Warning: screenonline full synopses contain 'spoilers' which give away key plot points. Don't read on if you don't want to know the ending!

At Copenhagen Quay, the flags and the band are out. A gala welcome has been prepared for the arrival of a very important person - Harry Wilkins. He is met by Denmark's youthful minister of trade. Harry is a miner from County Durham, and part of the luggage he's bringing with him is three thousand tons of coal - the first British consignment to Denmark since the war.

The crowds don't worry the British miner, who looks as though he got this sort of reception every morning. At Copenhagen City Hall, he was given an official welcome.

As the representative of the British miners who have the highest output per man-shift in Europe, he was greeted by the Lord Mayor. After a glass of Denmark's national drink, he was asked to sign his name in the distinguished visitors' book. Then he started on an escorted tour of Copenhagen and the Danish countryside.

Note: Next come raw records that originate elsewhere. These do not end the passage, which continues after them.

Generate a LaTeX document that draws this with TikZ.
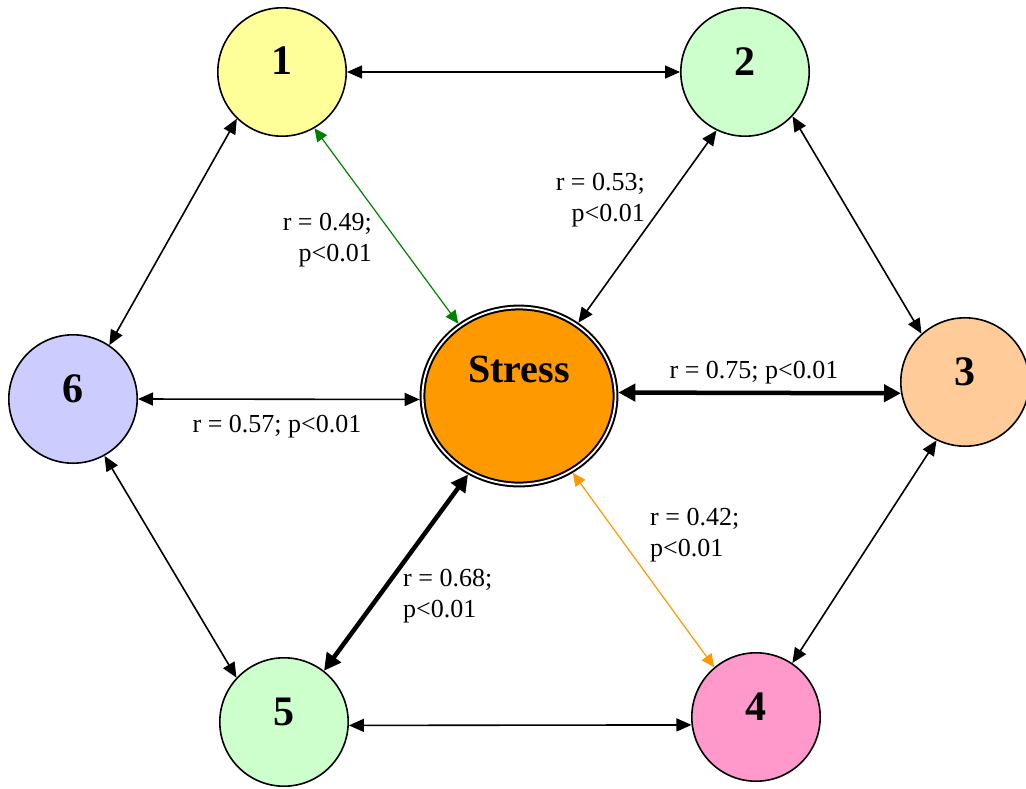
\documentclass[tikz,border=0pt]{standalone}
\usepackage{fontspec}
\setmainfont{Liberation Serif}
\usepackage{tikz}
\usetikzlibrary{arrows.meta,shapes.geometric}

\definecolor{yel}{HTML}{FFFF99}
\definecolor{mint}{HTML}{CCFFCC}
\definecolor{peach}{HTML}{FFCC99}
\definecolor{pinkish}{HTML}{FF99CC}
\definecolor{lav}{HTML}{CCCCFF}
\definecolor{stressor}{HTML}{FF9900}
\definecolor{dkgreen}{HTML}{008000}

\begin{document}
\begin{tikzpicture}[x=1pt, y=-1pt,
        state/.style={circle, draw, line width=1.6pt, minimum size=128.4pt, inner sep=0pt},
        num/.style={font=\fontsize{42}{48}\selectfont\bfseries},
        link/.style={<->, line width=1.6pt, >={Triangle[length=15pt,width=13pt]}},
        strong/.style={<->, line width=4.5pt, >={Triangle[length=17pt,width=17pt]}},
        weak/.style={<->, line width=1.2pt, >={Triangle[length=13pt,width=12pt]}},
        stat/.style={font=\fontsize{26}{31}\selectfont, inner sep=0pt}
    ]
        \useasboundingbox (0,0) rectangle (1026,788);
        % Outer ring
        \node[state, fill=yel, label={[num, yshift=11pt]center:1}] (n1) at (282,72) {};
        \node[state, fill=mint, label={[num, yshift=10pt]center:2}] (n2) at (745,72) {};
        \node[state, fill=peach, label={[num, yshift=10pt]center:3}] (n3) at (965,382) {};
        \node[state, fill=pinkish, label={[num, yshift=10pt]center:4}] (n4) at (756,717) {};
        \node[state, fill=mint, label={[num, yshift=10pt]center:5}] (n5) at (284,722) {};
        \node[state, fill=lav, label={[num, yshift=10pt]center:6}] (n6) at (73,399) {};
        % Centre
        \node[ellipse, draw, fill=stressor, line width=2pt, double=white, double distance=1.8pt,
              minimum width=193pt, minimum height=177pt, inner sep=0pt, outer sep=2.9pt,
              label={[font=\fontsize{40}{46}\selectfont\bfseries, yshift=27pt]center:Stress}] (stress) at (519,396) {};
        % Arrows round the ring
        \draw[link] (n1.east) -- (n2.west);
        \draw[link] (n2.317) -- (n3.132);
        \draw[link] (n3.244) -- (n4.56);
        \draw[link] (n4.187) -- (n5.-3);
        \draw[link] (n5.137) -- (n6.299);
        \draw[link] (n6.56) -- (n1.226);
        % Arrows to the centre
        \draw[weak, dkgreen] (n1.300) -- (stress.130);
        \draw[link] (n2.244) -- (stress.51);
        \draw[strong] (stress.2) -- (n3.190);
        \draw[weak, stressor] (stress.305) -- (n4.130);
        \draw[strong] (stress.237) -- (n5.52);
        \draw[link] (n6.0) -- (stress.182);
        % Labels
        \node[stat, align=right, anchor=north east] (r1) at (372,213) {r = 0.49;\\p<0.01};
        \node[stat, align=right, anchor=north east] (r2) at (645,173) {r = 0.53;\\p<0.01};
        \node[stat, anchor=base] (r3) at (754,378) {r = 0.75; p<0.01};
        \node[stat, align=left, anchor=north west] (r4) at (650,508) {r = 0.42;\\p<0.01};
        \node[stat, align=left, anchor=north west] (r5) at (403,569) {r = 0.68;\\p<0.01};
        \node[stat, anchor=base] (r6) at (277,432) {r = 0.57; p<0.01};
    \end{tikzpicture}
\end{document}
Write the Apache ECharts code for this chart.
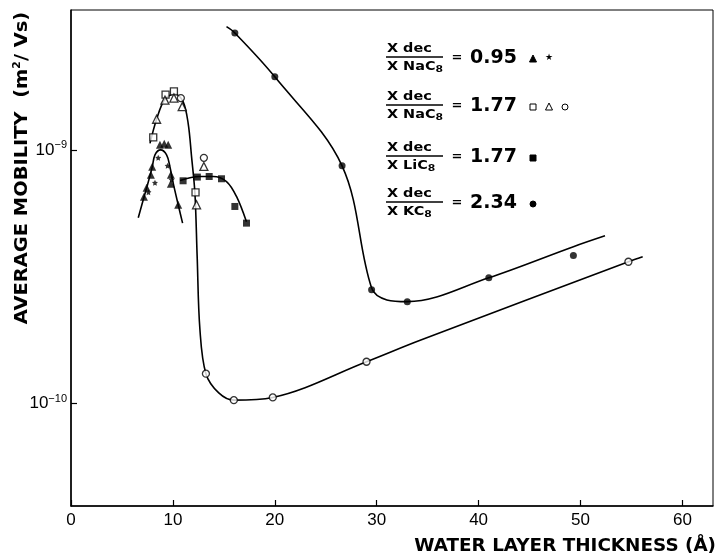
<!DOCTYPE html>
<html>
<head>
<meta charset="utf-8">
<script src="https://cdn.jsdelivr.net/npm/echarts@6/dist/echarts.min.js"></script>
<style>
  html, body { margin: 0; padding: 0; background: #fff; }
  #chart { width: 718px; height: 557px; }
</style>
</head>
<body>
<div id="chart"></div>
<script>
// ---- data (x = water layer thickness in Å, y = average mobility in m2/Vs) ----
const xTicks = [0, 10, 20, 30, 40, 50, 60];
const yTickValues = [1e-10, 1e-9];

// X dec / X NaC8 = 0.95
const naLowTriangles = [[7.16, 6.53e-10], [7.42, 7.09e-10], [7.84, 7.97e-10], [7.97, 8.57e-10],
  [8.73, 1.047e-9], [9.15, 1.056e-9], [9.54, 1.047e-9], [9.8, 7.97e-10], [9.8, 7.35e-10], [10.52, 6.07e-10]];
const naLowStars = [[8.56, 9.3e-10], [9.48, 8.65e-10], [8.24, 7.42e-10], [9.87, 7.62e-10], [7.6, 6.8e-10]];
const naLowCurve = [[6.6, 5.4e-10], [7.16, 6.5e-10], [7.42, 7.07e-10], [7.97, 8.55e-10], [8.24, 9.56e-10],
  [8.79, 1.0e-9], [9.38, 9.56e-10], [9.7, 8.6e-10], [10.03, 7.39e-10], [10.52, 6.07e-10], [10.95, 5.14e-10]];

// X dec / X NaC8 = 1.77
const naHighSquares = [[8.07, 1.12e-9], [9.28, 1.65e-9], [10.1, 1.70e-9], [12.22, 6.79e-10]];
const naHighTriangles = [[8.4, 1.32e-9], [9.22, 1.57e-9], [10.1, 1.60e-9], [10.91, 1.48e-9], [12.32, 6.07e-10], [13.04, 8.6e-10]];
const naHighCircles = [[10.78, 1.6e-9], [13.04, 9.3e-10], [13.24, 1.31e-10], [15.98, 1.03e-10],
  [19.8, 1.056e-10], [29.0, 1.46e-10], [54.7, 3.62e-10]];
const naHighCurve = [[7.75, 1.06e-9], [8.4, 1.32e-9], [9.2, 1.58e-9], [10.2, 1.66e-9], [11.0, 1.55e-9],
  [11.5, 1.27e-9], [11.83, 9.4e-10], [12.16, 6.75e-10], [12.38, 3.8e-10], [12.65, 1.96e-10],
  [13.24, 1.31e-10], [14.5, 1.1e-10], [15.98, 1.03e-10], [19.8, 1.056e-10], [29.0, 1.46e-10],
  [34.2, 1.77e-10], [54.7, 3.62e-10], [56.1, 3.79e-10]];

// X dec / X LiC8 = 1.77
const liSquares = [[11.0, 7.55e-10], [12.4, 7.81e-10], [13.56, 7.85e-10], [14.77, 7.69e-10], [16.08, 5.98e-10], [17.22, 5.14e-10]];
const liCurve = [[10.7, 7.57e-10], [12.6, 7.85e-10], [13.95, 7.85e-10], [15.26, 7.5e-10], [16.24, 6.55e-10], [17.22, 5.2e-10]];

// X dec / X KC8 = 2.34
const kDots = [[16.08, 2.89e-9], [20.0, 1.94e-9], [26.6, 8.65e-10], [29.5, 2.81e-10], [33.0, 2.52e-10], [41.0, 3.13e-10], [49.3, 3.83e-10]];
const kCurve = [[15.26, 3.06e-9], [16.08, 2.89e-9], [20.0, 1.94e-9], [26.6, 8.65e-10],
  [29.5, 2.85e-10], [31.0, 2.56e-10], [33.0, 2.52e-10], [41.0, 3.13e-10], [49.3, 4.15e-10], [52.4, 4.58e-10]];

const FONT = '"Liberation Sans", Arial, sans-serif';
const WIDE = '"DejaVu Sans", sans-serif';
const STAR = 'path://M0,-10L2.9,-4L9.5,-3.1L4.7,1.5L5.9,8.1L0,5L-5.9,8.1L-4.7,1.5L-9.5,-3.1L-2.9,-4Z';

function curve(data) {
  return {
    type: 'line', data: data, smooth: 0.35, showSymbol: false, silent: true,
    lineStyle: { color: '#000', width: 1.6 }, z: 2
  };
}
function marks(data, symbol, size, filled) {
  return {
    type: 'scatter', data: data, symbol: symbol, symbolSize: size, z: 3,
    itemStyle: { color: filled ? '#000' : '#fff', borderColor: '#000', borderWidth: filled ? 0 : 1.3 }
  };
}

// legend rows drawn as graphic text
const legendRows = [
  { y: 57, den: 'X NaC{s|8}', val: '0.95', syms: ['tri', 'star'] },
  { y: 105, den: 'X NaC{s|8}', val: '1.77', syms: ['osq', 'otri', 'ocirc'] },
  { y: 156, den: 'X LiC{s|8}', val: '1.77', syms: ['sq'] },
  { y: 202, den: 'X KC{s|8}', val: '2.34', syms: ['dot'] }
];
const graphics = [];
legendRows.forEach(r => {
  graphics.push({ type: 'text', x: 387, y: r.y - 2, scaleX: 1.2, style: {
    text: 'X dec', font: 'bold 12px ' + WIDE, fill: '#000', verticalAlign: 'bottom' } });
  graphics.push({ type: 'line', shape: { x1: 386, y1: r.y, x2: 443, y2: r.y }, style: { stroke: '#000', lineWidth: 1.5 } });
  graphics.push({ type: 'text', x: 387, y: r.y + 2, scaleX: 1.2, style: {
    text: r.den, font: 'bold 12px ' + WIDE, fill: '#000', verticalAlign: 'top',
    rich: { s: { font: 'bold 9px ' + WIDE, padding: [6, 0, 0, 0] } } } });
  graphics.push({ type: 'text', x: 457, y: r.y + 1, style: {
    text: '=', font: 'bold 13px ' + WIDE, fill: '#000', align: 'center', verticalAlign: 'middle' } });
  graphics.push({ type: 'text', x: 470, y: r.y + 1, style: { text: r.val, font: 'bold 19px ' + WIDE, fill: '#000', verticalAlign: 'middle' } });
  r.syms.forEach((s, i) => {
    const cx = 533 + i * 16, cy = r.y + 2;
    if (s === 'tri' || s === 'otri') {
      graphics.push({ type: 'polygon', shape: { points: [[cx, cy - 4], [cx - 3.5, cy + 3], [cx + 3.5, cy + 3]] },
        style: { fill: s === 'tri' ? '#000' : '#fff', stroke: '#000', lineWidth: 1 } });
    } else if (s === 'star') {
      graphics.push({ type: 'text', left: cx - 4, top: cy - 6, style: { text: '★', font: '9px "DejaVu Sans"', fill: '#000' } });
    } else if (s === 'osq' || s === 'sq') {
      graphics.push({ type: 'rect', shape: { x: cx - 3, y: cy - 3, width: 6, height: 6 },
        style: { fill: s === 'sq' ? '#000' : '#fff', stroke: '#000', lineWidth: 1 } });
    } else {
      graphics.push({ type: 'circle', shape: { cx: cx, cy: cy, r: 3 },
        style: { fill: s === 'dot' ? '#000' : '#fff', stroke: '#000', lineWidth: 1 } });
    }
  });
});
// axis names
graphics.push({ type: 'text', x: 716, y: 547, scaleX: 1.08, style: {
  text: 'WATER LAYER THICKNESS (Å)', font: 'bold 17px ' + WIDE, fill: '#000',
  align: 'right', verticalAlign: 'middle' } });
graphics.push({ type: 'text', x: 22, y: 168, rotation: Math.PI / 2, scaleX: 1.08, style: {
  text: 'AVERAGE MOBILITY  (m{s|2}/ Vs)', font: 'bold 18px ' + WIDE, fill: '#000',
  align: 'center', verticalAlign: 'middle',
  rich: { s: { font: 'bold 10px ' + WIDE, padding: [0, 0, 9, 0] } } } });

const chart = echarts.init(document.getElementById('chart'));
chart.setOption({
  animation: false,
  backgroundColor: '#fff',
  grid: { left: 71, right: 5, top: 10, bottom: 51, show: true, borderColor: '#000', borderWidth: 1 },
  xAxis: {
    type: 'value', min: 0, max: 63, interval: 10,
    axisLine: { lineStyle: { color: '#000', width: 1.5 } },
    axisTick: { inside: true, length: 6, lineStyle: { color: '#000', width: 1.2 }, customValues: xTicks },
    axisLabel: { color: '#000', fontFamily: FONT, fontSize: 17, margin: 6, customValues: xTicks },
    splitLine: { show: false }
  },
  yAxis: {
    type: 'log', logBase: 10, min: 3.94e-11, max: 3.56e-9,
    axisLine: { lineStyle: { color: '#000', width: 1.5 } },
    axisTick: { inside: true, length: 6, lineStyle: { color: '#000', width: 1.2 }, customValues: yTickValues },
    axisLabel: {
      color: '#000', fontFamily: FONT, fontSize: 17, margin: 4, customValues: yTickValues,
      formatter: v => {
        const e = Math.round(Math.log10(v));
        if (Math.abs(Math.log10(v) - e) > 1e-6) return '';
        return '10{s|−' + Math.abs(e) + '}';
      },
      rich: { s: { fontFamily: FONT, fontSize: 11, padding: [0, 0, 9, 0] } }
    },
    splitLine: { show: false }
  },
  graphic: graphics,
  series: [
    curve(naLowCurve),
    curve(naHighCurve),
    curve(liCurve),
    curve(kCurve),
    marks(naLowTriangles, 'triangle', 8, true),
    marks(naLowStars, STAR, 6, true),
    marks(naHighSquares, 'rect', 7, false),
    marks(naHighTriangles, 'triangle', 8, false),
    marks(naHighCircles, 'circle', 7, false),
    marks(liSquares, 'rect', 7, true),
    marks(kDots, 'circle', 7, true)
  ]
});
</script>
</body>
</html>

But Harry Wilkins isn't just a tourist. He's doing a job for us, and he looks here as though he's bringing home the bacon. In a sense, he is - since 1939, we've gone short of Danish farm produce, and the Danes have missed their coal. This peat is what they've had to make do with until Harry and his cargo arrive.

Of course, Harry visited the famous brewery, who turned out the band. Then, onto Denmark's historic castles. But Harry's visit itself is history - it marks the resumption of two-way trade with Denmark. Our fuel for their food. Fair enough!